Records with drawing code
══════
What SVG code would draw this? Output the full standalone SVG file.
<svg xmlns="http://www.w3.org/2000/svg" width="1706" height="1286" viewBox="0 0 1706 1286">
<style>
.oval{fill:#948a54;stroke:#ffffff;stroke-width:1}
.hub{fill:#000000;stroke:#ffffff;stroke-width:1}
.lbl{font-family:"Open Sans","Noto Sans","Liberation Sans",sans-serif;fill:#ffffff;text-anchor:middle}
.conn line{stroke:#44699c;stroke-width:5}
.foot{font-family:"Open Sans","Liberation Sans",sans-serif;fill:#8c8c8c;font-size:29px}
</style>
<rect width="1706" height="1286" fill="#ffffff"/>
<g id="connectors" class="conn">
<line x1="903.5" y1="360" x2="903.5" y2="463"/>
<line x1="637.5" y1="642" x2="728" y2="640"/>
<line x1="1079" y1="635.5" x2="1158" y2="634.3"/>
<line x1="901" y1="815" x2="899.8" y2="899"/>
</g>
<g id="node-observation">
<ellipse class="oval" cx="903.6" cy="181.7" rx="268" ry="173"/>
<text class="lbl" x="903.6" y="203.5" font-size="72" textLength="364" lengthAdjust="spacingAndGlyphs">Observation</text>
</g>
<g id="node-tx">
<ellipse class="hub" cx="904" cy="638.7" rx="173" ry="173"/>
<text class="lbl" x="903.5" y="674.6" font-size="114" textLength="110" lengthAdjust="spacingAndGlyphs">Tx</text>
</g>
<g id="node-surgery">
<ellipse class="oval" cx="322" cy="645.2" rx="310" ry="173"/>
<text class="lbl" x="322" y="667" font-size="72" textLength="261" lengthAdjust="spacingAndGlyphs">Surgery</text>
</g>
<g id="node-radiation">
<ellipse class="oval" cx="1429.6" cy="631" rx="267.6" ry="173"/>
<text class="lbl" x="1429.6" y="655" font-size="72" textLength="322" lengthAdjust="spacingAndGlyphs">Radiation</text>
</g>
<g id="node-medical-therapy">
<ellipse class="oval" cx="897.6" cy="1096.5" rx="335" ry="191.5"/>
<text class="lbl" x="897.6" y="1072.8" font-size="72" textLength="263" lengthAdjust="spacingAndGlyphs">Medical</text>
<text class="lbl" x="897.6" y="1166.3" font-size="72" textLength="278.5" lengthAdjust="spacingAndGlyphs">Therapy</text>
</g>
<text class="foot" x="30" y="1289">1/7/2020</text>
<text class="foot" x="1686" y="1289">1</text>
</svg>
══════
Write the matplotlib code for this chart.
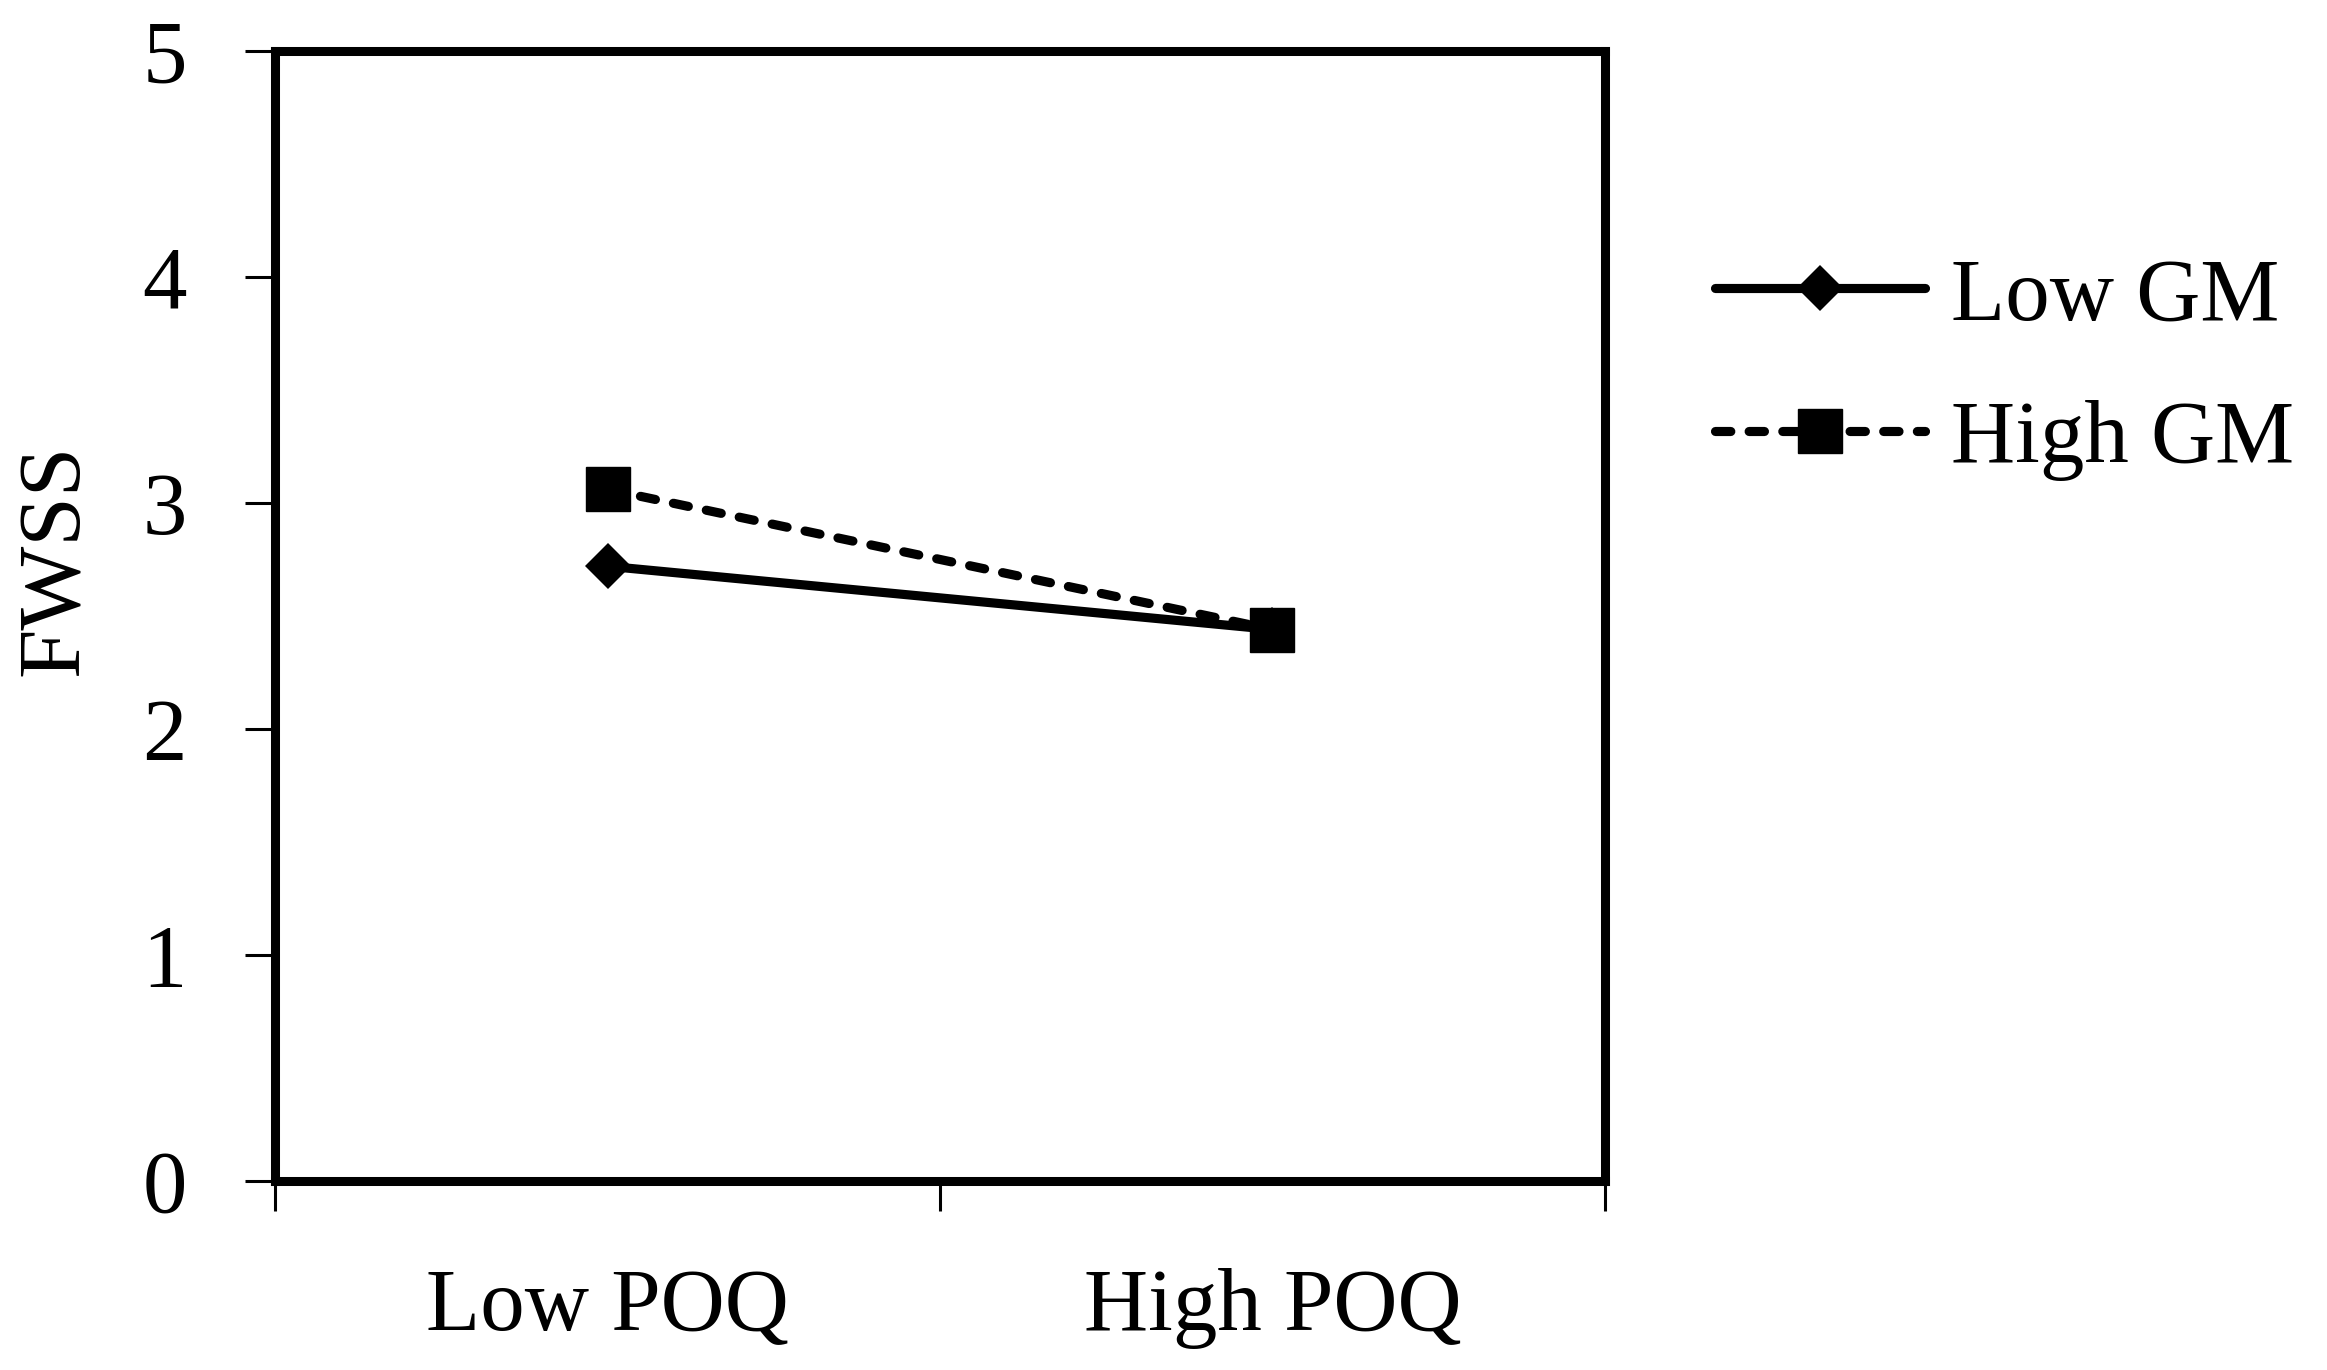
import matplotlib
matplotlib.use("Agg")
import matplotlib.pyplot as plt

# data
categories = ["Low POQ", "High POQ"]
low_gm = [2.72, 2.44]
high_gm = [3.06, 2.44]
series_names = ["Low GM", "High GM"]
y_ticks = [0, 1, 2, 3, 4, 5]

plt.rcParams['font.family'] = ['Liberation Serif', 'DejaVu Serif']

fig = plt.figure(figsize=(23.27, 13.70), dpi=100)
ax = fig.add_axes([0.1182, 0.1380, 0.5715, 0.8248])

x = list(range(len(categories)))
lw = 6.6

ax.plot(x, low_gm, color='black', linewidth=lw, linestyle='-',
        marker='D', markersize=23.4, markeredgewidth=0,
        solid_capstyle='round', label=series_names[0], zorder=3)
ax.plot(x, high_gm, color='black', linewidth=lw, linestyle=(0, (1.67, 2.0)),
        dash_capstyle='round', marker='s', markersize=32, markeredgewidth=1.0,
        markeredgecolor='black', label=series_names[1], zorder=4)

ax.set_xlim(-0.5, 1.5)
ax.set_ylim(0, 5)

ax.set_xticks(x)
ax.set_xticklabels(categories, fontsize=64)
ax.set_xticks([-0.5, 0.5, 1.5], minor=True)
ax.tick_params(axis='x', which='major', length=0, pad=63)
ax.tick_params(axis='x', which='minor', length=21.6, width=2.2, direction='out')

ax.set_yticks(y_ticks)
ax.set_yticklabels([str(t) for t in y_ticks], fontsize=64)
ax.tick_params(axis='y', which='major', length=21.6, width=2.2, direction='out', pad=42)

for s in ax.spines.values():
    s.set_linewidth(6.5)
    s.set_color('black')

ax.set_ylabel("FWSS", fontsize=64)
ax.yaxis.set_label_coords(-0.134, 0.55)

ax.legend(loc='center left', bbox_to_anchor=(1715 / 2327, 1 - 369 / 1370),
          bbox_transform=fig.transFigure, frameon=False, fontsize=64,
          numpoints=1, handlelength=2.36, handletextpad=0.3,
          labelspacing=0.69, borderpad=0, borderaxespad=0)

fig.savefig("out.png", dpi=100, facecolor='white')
══════
* **Instruction**: Reproduce the entries exactly, from the line with "Write the matplotlib code for this chart." to the line with "import matplotlib.pyplot as plt", both lines included, keeping no pictures.

* **Result for this exercise**:
Write the matplotlib code for this chart.
import matplotlib
matplotlib.use("Agg")
import matplotlib.pyplot as plt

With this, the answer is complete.